The annual Social Security cost of living adjustment for 2024 could be 3%, based on the latest consumer price index data released today, according to estimates from the Senior Citizens League.

The CPI data showed inflation in June continued to slow, rising 0.2% in June. That was an increase of 3% from a year ago, the lowest level since March 2021, according to the Bureau of Labor Statistics.

Mary Johnson, Social Security policy analyst for the non-partisan senior group, bases her estimate on data from the Consumer Price Index for Urban Wage Earners and Clerical Workers (CPI-W), which was up only 2.3 percent year over year. She noted that due to the slight average inflation rate over the past 12 months, the COLA estimate rose from 2.7% last month to 3%.

The actual, final 2024 COLA will be announced in October. Last year, Social Security recipients received an 8.7 % raise, the biggest increase in more than 40 years.

Johnson said a 3 percent COLA would raise the average monthly recipients’ benefit of $1,787 by a little more than $53.60, but they will not know bottom line until the Medicare Part B premiums are announced, she said, noting that Part B premiums are automatically deducted from most Social Security benefit.

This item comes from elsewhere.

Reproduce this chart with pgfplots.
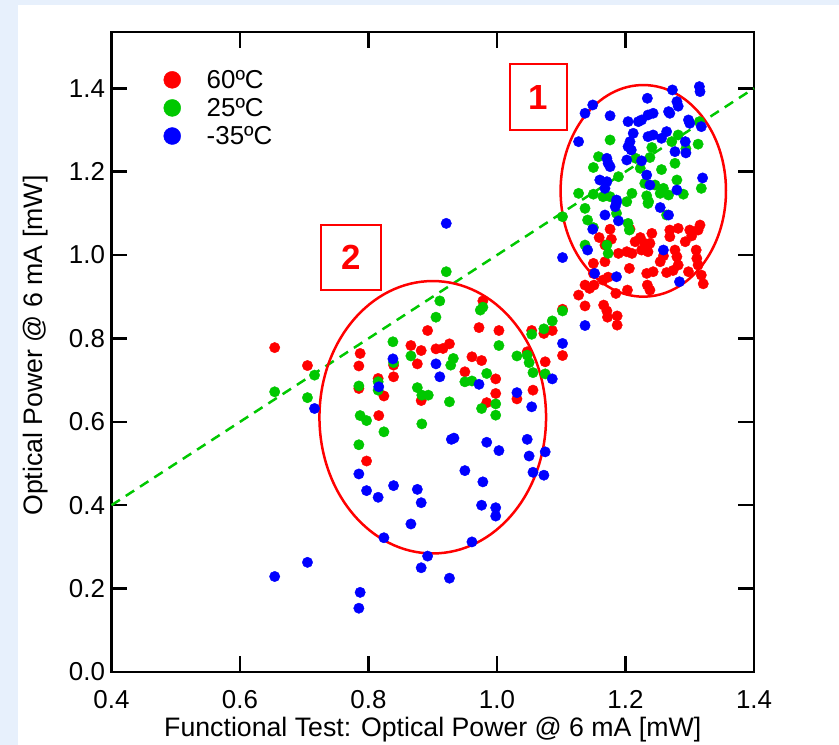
\documentclass[border=0pt]{standalone}
\usepackage{pgfplots}
\pgfplotsset{compat=1.18}
\usepackage{fontspec}
\setmainfont{Liberation Sans}
\definecolor{bgblue}{RGB}{231,240,252}
\definecolor{mygreen}{RGB}{0,200,0}
\definecolor{myred}{RGB}{255,0,0}
\definecolor{myblue}{RGB}{0,0,255}
\begin{document}
\begin{tikzpicture}
\fill[bgblue] (-111.5bp,-73bp) rectangle (727.5bp,672bp);
\fill[white] (-93.5bp,-73bp) rectangle (727.5bp,667bp);
\begin{axis}[
  scale only axis, width=642.5bp, height=640bp,
  xmin=0.4, xmax=1.4, ymin=0, ymax=1.535,
  xtick={0.4,0.6,0.8,1.0,1.2,1.4},
  ytick={0,0.2,0.4,0.6,0.8,1.0,1.2,1.4},
  minor tick num=0,
  tick align=inside, major tick length=16bp,
  axis line style={black, line width=2.5bp},
  every tick/.style={black, line width=2.5bp},
  /pgf/number format/fixed, /pgf/number format/fixed zerofill,
  /pgf/number format/precision=1,
  /pgf/number format/assume math mode=true,
  ticklabel style={font=\fontsize{26}{30}\selectfont},
  xticklabel style={anchor=base, yshift=-36bp},
  yticklabel style={anchor=east, xshift=-3bp},
  xlabel={Functional Test: Optical Power @ 6 mA [mW]},
  ylabel={Optical Power @ 6 mA [mW]},
  label style={font=\fontsize{26.8}{30}\selectfont},
  xlabel style={at={(axis description cs:0.5,-0.1)}, anchor=base},
  ylabel style={at={(axis description cs:-0.108,0.51)}, anchor=base},
  legend style={at={(axis cs:0.481,1.449)}, anchor=north west, draw=none, fill=none,
    font=\fontsize{26}{30}\selectfont, row sep=4.5bp, inner sep=0pt,
    /tikz/every odd column/.append style={column sep=24bp}},
  legend cell align=left,
  legend image code/.code={\draw[#1, mark size=8.5bp] plot coordinates {(0bp,0bp)};},
  clip=false,
]
\addplot[only marks, mark=*, mark size=5.2bp, color=myred] coordinates {
(0.654,0.778) (0.705,0.735) (0.892,0.819) (0.866,0.783) (0.882,0.771) (0.905,0.775) (0.916,0.776) (0.926,0.787) (0.787,0.764) (0.839,0.736) (0.876,0.739) (0.785,0.734) (0.839,0.708) (0.815,0.704) (0.785,0.680) (0.824,0.662) (0.882,0.651) (0.816,0.615) (0.797,0.506) (0.978,0.890) (1.102,0.870) (0.972,0.826) (1.003,0.819) (1.054,0.819) (1.073,0.812) (1.086,0.819) (1.102,0.759) (0.961,0.756) (0.976,0.747) (1.047,0.768) (1.075,0.744) (0.950,0.720) (0.998,0.703) (1.056,0.676) (0.998,0.668) (1.031,0.655) (0.984,0.646)
(1.176,1.062) (1.159,1.042) (1.207,1.062) (1.168,1.024) (1.178,1.038) (1.215,1.032) (1.223,1.042) (1.230,1.028) (1.238,1.028) (1.241,1.052) (1.235,1.008) (1.225,1.012) (1.189,1.004) (1.202,1.008) (1.210,1.004) (1.269,1.060) (1.282,1.064) (1.269,1.044) (1.300,1.060) (1.303,1.046) (1.316,1.072) (1.313,1.060) (1.293,1.032) (1.277,1.012) (1.280,0.996) (1.282,0.976) (1.254,0.984) (1.259,0.998) (1.310,1.012) (1.311,0.992) (1.313,0.976) (1.206,0.968) (1.233,0.956) (1.243,0.960) (1.264,0.958) (1.274,0.963) (1.298,0.960) (1.318,0.952) (1.321,0.931) (1.234,0.928) (1.238,0.916) (1.203,0.916) (1.185,0.908) (1.165,0.940) (1.173,0.947) (1.150,0.980) (1.150,0.956) (1.137,0.928) (1.144,0.920) (1.151,0.928) (1.127,0.904) (1.137,0.878) (1.166,0.880) (1.171,0.866) (1.172,0.851) (1.187,0.854) (1.187,0.832) (1.168,0.984)
};
\addlegendentry{60ºC}
\addplot[only marks, mark=*, mark size=5.2bp, color=mygreen] coordinates {
(0.716,0.712) (0.654,0.672) (0.705,0.658) (0.911,0.890) (0.905,0.851) (0.838,0.792) (0.866,0.758) (0.839,0.742) (0.932,0.752) (0.928,0.736) (0.815,0.696) (0.815,0.676) (0.785,0.686) (0.876,0.682) (0.883,0.664) (0.893,0.664) (0.926,0.648) (0.787,0.615) (0.797,0.603) (0.883,0.595) (0.824,0.576) (0.785,0.545) (0.921,0.960) (0.974,0.868) (0.978,0.875) (1.102,0.866) (1.086,0.842) (1.054,0.810) (1.073,0.823) (1.003,0.783) (1.031,0.758) (1.047,0.760) (1.050,0.742) (0.984,0.716) (1.056,0.718) (1.075,0.715) (0.950,0.696) (0.961,0.698) (0.998,0.643) (0.976,0.632) (0.998,0.616) (1.102,1.092)
(1.137,1.112) (1.141,1.084) (1.150,1.066) (1.171,1.024) (1.173,1.004) (1.137,1.024) (1.204,1.076) (1.206,1.060) (1.186,1.100) (1.236,1.128) (1.264,1.096) (1.315,1.320) (1.282,1.288) (1.272,1.272) (1.313,1.266) (1.176,1.276) (1.241,1.258) (1.238,1.234) (1.158,1.236) (1.150,1.210) (1.216,1.232) (1.223,1.208) (1.277,1.220) (1.256,1.205) (1.189,1.188) (1.280,1.180) (1.230,1.172) (1.246,1.168) (1.259,1.160) (1.254,1.148) (1.267,1.144) (1.127,1.148) (1.150,1.146) (1.318,1.160) (1.165,1.140) (1.176,1.140) (1.210,1.148) (1.202,1.128) (1.233,1.142) (1.235,1.124) (1.290,1.146) (1.294,1.255)
};
\addlegendentry{25ºC}
\addplot[only marks, mark=*, mark size=5.2bp, color=myblue] coordinates {
(0.716,0.632) (0.705,0.263) (0.654,0.229) (0.838,0.751) (0.905,0.739) (0.911,0.708) (0.816,0.684) (0.929,0.558) (0.933,0.561) (0.785,0.475) (0.797,0.435) (0.839,0.447) (0.815,0.419) (0.876,0.438) (0.882,0.406) (0.866,0.355) (0.824,0.322) (0.892,0.278) (0.882,0.250) (0.926,0.225) (0.787,0.191) (0.785,0.153) (1.102,0.788) (1.086,0.703) (0.972,0.690) (1.031,0.670) (1.054,0.636) (0.984,0.551) (1.003,0.531) (1.047,0.558) (1.050,0.518) (1.075,0.528) (1.056,0.479) (1.073,0.472) (0.950,0.483) (0.978,0.456) (0.976,0.400) (0.998,0.394) (0.998,0.374) (0.961,0.312) (0.921,1.076) (1.102,0.994) (1.137,0.831)
(1.141,1.012) (1.149,1.062) (1.152,0.956) (1.186,0.948) (1.259,1.012) (1.284,0.936) (1.168,1.096) (1.189,1.082) (1.184,1.116) (1.186,1.126) (1.254,1.114) (1.267,1.096) (1.315,1.404) (1.316,1.392) (1.273,1.396) (1.280,1.368) (1.282,1.357) (1.234,1.376) (1.149,1.360) (1.137,1.340) (1.176,1.334) (1.267,1.344) (1.269,1.340) (1.298,1.324) (1.300,1.316) (1.243,1.340) (1.235,1.336) (1.225,1.324) (1.220,1.320) (1.204,1.320) (1.127,1.272) (1.212,1.292) (1.207,1.272) (1.204,1.260) (1.209,1.252) (1.202,1.228) (1.235,1.284) (1.243,1.288) (1.264,1.296) (1.256,1.280) (1.318,1.308) (1.293,1.272) (1.277,1.248) (1.294,1.245) (1.171,1.232) (1.173,1.220) (1.176,1.212) (1.225,1.226) (1.233,1.192) (1.238,1.168) (1.160,1.180) (1.171,1.176) (1.168,1.160) (1.320,1.185) (1.280,1.156) (1.186,1.132)
};
\addlegendentry{-35ºC}
\addplot[mygreen, line width=2.5bp, dash pattern=on 10bp off 7bp, forget plot] coordinates {(0.4,0.4) (1.4,1.4)};
\draw[myred, line width=2.5bp] (axis cs:1.2277,1.154) ellipse [x radius=82.7bp, y radius=105.8bp];
\draw[myred, line width=2.5bp] (axis cs:0.900,0.611) ellipse [x radius=113.3bp, y radius=136.2bp];
\node[draw=myred, line width=1.8bp, minimum width=57bp, minimum height=66bp, inner sep=0pt, text=myred, font=\fontsize{35}{40}\selectfont\bfseries] at (axis cs:1.0646,1.379) {1};
\node[draw=myred, line width=1.8bp, minimum width=60bp, minimum height=65bp, inner sep=0pt, text=myred, font=\fontsize{35}{40}\selectfont\bfseries] at (axis cs:0.7723,0.994) {2};
\end{axis}
\pgfresetboundingbox
\useasboundingbox (-111.5bp,-73bp) rectangle (727.5bp,672bp);
\end{tikzpicture}
\end{document}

“In many years, the Part B premium increase can take most, or even all, the COLA leaving little else to cover other rising prices,” she said.

Johnson said the league is closely monitoring Medicare Trustees’ forecast of monthly Part B premiums, which in March showed Part B premiums to increase from $164.90 in 2023 to $174.80 in 2024. But she noted that this change did not include any significant new costs such as for the new Alzheimer’s drug lecanemab (Leqembi), expected to cost $26,000 per year without insurance.

She said based on spending estimates, most beneficiaries may see their Part B premium rise by almost $15 per month from 2023, which could be challenging for some. Other costs could drive Part B premiums even higher, she said.

“If inflation continues to slow and the COLA for 2024 is lower, the risk that the Part B premium increase may exceed the amount of the COLA increases, especially for those with the lowest Social Security benefits,” Johnson said.